Could Danielle Deadwyler be the first Black woman to take home the Best Actress prize in more than two decades? (Shockingly, the only one ever to do so in the Academy’s 93-year history is Halle Berry for Monster’s Ball in 2002.) It’s certainly possible, given the buzz around her turn in Chinonye Chukwu’s touching rendering of the life of civil rights pioneer Mamie Till, who campaigned for justice following the murder of her 14-year-old son in ’50s Mississippi.
It would be unwise to count out Damien Chazelle, whose last film about the wonders and pitfalls of Hollywood, 2016’s La La Land, won six Oscars.
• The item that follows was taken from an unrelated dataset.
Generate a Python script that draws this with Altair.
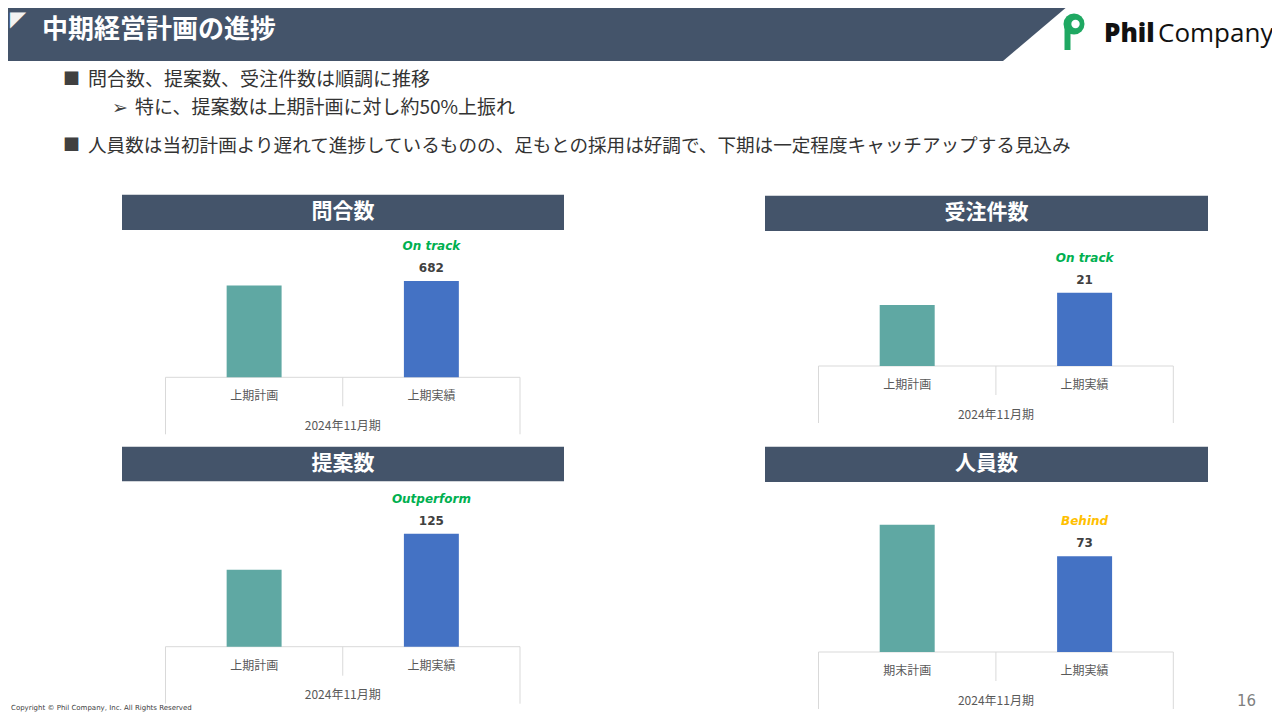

His latest, a heart-pumping, mile-a-minute romp, transports us to the hedonistic ’20s as the industry transitions from silent pictures to sound. It features elaborate sets, a jaunty score from Justin Hurwitz, jaw-dropping costumes by Mary Zophres, and Brad Pitt, Diego Calva and Margot Robbie as three lost souls determined to make it big.
Baz Luhrmann’s high-octane, hallucinatory biopic of the troubled king of rock ’n’ roll is divisive to say the least, but there’s one thing critics and audiences agree on: Austin Butler’s brooding take on the hip-shaking superstar is a triumph. Expect to see him in the Best Actor category, and nods for the film’s make-up and hair, production design and costuming, too (the latter two courtesy of Luhrmann’s wife and frequent collaborator, the four-time Oscar winner Catherine Martin).